The required output consists solely of the lines from the top of the listing through the line containing "0.24, 0.156, 0.1];", transcribed exactly.

_Source data_.
+ + + + +

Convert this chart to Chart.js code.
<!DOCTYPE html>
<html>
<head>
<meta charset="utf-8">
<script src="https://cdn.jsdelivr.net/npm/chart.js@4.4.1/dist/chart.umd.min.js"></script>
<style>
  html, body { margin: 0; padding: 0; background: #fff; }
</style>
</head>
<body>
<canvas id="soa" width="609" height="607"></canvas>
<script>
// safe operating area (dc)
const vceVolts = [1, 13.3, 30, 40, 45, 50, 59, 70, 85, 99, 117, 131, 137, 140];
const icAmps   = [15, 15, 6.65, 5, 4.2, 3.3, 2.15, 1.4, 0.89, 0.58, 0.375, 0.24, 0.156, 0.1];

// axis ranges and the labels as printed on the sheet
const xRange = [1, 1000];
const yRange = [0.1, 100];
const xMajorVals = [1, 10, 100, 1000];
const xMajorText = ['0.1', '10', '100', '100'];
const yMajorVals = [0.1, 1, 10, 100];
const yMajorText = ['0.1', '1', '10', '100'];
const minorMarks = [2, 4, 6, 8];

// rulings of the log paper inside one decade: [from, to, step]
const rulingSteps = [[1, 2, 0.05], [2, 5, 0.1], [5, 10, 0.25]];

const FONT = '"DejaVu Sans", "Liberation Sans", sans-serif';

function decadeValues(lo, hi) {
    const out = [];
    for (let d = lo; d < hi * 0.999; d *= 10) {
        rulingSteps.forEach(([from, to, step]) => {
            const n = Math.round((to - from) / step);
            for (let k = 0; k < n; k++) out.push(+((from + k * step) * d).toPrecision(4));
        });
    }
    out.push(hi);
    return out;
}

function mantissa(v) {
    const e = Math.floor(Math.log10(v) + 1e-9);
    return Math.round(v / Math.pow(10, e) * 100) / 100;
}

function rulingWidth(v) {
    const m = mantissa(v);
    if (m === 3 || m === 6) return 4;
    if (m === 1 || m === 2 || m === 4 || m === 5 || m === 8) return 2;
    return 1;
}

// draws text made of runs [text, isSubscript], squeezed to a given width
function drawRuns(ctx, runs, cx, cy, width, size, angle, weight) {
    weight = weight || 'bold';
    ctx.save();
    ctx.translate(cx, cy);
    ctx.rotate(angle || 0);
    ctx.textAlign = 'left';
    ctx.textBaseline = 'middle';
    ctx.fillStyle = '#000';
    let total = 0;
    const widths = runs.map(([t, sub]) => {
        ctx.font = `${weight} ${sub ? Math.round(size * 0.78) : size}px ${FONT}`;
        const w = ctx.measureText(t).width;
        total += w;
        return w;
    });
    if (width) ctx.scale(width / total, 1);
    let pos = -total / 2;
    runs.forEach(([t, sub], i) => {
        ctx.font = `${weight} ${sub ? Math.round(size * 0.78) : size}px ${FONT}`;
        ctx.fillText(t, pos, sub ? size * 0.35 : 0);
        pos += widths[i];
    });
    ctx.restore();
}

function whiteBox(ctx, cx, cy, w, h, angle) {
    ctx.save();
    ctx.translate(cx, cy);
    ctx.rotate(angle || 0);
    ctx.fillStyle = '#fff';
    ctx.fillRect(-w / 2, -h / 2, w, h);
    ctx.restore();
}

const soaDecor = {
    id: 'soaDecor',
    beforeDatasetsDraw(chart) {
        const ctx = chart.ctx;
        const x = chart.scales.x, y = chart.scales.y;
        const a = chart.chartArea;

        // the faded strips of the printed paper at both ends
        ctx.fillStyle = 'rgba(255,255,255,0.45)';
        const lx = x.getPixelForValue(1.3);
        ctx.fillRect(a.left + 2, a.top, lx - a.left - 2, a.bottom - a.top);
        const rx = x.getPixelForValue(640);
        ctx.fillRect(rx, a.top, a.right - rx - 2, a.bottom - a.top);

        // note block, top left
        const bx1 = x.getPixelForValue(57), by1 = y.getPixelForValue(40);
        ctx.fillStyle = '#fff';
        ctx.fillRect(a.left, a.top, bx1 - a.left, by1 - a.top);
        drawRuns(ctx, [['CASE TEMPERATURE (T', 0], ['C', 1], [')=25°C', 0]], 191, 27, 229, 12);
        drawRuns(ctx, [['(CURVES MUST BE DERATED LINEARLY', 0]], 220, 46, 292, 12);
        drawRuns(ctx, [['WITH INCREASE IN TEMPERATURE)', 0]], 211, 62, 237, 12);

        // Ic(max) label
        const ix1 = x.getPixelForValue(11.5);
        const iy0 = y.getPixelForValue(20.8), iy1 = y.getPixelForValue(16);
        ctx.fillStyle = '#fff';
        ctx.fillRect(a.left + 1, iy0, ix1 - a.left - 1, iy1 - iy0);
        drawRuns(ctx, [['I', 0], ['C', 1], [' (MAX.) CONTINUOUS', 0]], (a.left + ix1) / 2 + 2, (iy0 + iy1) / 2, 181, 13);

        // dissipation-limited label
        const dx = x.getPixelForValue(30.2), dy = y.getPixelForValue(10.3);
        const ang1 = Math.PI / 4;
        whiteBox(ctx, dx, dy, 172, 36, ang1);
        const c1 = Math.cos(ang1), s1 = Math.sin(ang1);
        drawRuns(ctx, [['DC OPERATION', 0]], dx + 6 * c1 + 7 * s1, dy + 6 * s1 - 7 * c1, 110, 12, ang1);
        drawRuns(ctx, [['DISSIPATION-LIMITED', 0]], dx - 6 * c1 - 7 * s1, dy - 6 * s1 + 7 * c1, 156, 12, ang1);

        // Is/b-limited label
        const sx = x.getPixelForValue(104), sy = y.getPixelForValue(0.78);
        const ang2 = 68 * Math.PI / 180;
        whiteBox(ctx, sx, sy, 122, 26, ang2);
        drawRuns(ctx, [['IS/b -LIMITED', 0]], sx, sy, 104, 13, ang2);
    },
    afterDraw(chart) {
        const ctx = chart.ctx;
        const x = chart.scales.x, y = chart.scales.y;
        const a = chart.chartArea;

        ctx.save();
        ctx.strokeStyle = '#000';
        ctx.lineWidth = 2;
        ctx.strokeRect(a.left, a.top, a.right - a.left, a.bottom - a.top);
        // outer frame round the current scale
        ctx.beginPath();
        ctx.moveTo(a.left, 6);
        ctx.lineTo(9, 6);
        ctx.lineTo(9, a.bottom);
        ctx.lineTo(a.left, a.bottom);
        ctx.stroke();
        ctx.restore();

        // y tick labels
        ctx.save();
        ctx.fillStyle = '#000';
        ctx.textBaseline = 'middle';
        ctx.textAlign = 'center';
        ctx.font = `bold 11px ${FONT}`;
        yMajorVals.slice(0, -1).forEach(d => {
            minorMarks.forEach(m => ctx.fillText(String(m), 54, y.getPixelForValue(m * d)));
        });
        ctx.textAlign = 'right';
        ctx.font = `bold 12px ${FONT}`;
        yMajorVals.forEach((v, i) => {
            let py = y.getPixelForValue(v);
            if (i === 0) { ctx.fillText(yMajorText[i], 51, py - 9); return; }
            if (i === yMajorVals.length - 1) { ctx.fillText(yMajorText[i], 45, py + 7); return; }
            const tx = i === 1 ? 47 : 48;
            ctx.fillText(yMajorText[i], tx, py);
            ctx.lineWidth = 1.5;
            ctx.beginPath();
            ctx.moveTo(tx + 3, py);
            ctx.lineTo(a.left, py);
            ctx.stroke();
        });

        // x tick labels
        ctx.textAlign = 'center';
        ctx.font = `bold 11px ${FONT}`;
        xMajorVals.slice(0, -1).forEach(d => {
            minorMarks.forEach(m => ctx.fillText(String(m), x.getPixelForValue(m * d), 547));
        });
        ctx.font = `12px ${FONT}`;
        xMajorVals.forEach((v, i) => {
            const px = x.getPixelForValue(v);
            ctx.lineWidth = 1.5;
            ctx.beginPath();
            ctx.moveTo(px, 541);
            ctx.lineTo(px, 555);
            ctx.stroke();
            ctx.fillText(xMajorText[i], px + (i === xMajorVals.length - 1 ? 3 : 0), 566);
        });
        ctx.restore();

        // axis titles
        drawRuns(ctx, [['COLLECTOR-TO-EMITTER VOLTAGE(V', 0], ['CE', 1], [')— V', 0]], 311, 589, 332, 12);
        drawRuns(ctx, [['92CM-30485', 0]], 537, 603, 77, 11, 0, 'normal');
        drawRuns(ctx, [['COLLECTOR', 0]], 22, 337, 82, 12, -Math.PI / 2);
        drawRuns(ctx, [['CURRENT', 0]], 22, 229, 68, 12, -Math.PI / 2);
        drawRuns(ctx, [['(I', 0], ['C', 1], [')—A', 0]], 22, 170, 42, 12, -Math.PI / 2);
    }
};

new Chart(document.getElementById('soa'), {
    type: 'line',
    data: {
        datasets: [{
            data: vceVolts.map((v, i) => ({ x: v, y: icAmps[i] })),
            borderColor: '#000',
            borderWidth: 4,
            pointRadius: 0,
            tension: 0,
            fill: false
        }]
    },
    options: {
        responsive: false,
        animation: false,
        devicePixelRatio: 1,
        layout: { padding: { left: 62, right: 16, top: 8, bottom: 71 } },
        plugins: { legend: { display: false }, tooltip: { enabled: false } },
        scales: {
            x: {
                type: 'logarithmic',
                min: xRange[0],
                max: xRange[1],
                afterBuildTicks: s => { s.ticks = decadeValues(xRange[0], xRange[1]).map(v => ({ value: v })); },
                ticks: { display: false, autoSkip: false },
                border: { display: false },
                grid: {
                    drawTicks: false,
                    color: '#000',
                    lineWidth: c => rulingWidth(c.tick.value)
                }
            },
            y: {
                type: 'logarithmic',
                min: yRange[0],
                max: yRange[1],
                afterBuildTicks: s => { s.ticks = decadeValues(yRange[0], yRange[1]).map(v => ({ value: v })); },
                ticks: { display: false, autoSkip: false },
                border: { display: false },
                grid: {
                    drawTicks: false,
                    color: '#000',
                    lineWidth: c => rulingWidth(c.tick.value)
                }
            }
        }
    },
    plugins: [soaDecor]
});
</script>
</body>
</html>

+ + + + +

_Response to this task_.
Convert this chart to Chart.js code.
<!DOCTYPE html>
<html>
<head>
<meta charset="utf-8">
<script src="https://cdn.jsdelivr.net/npm/chart.js@4.4.1/dist/chart.umd.min.js"></script>
<style>
  html, body { margin: 0; padding: 0; background: #fff; }
</style>
</head>
<body>
<canvas id="soa" width="609" height="607"></canvas>
<script>
// safe operating area (dc)
const vceVolts = [1, 13.3, 30, 40, 45, 50, 59, 70, 85, 99, 117, 131, 137, 140];
const icAmps   = [15, 15, 6.65, 5, 4.2, 3.3, 2.15, 1.4, 0.89, 0.58, 0.375, 0.24, 0.156, 0.1];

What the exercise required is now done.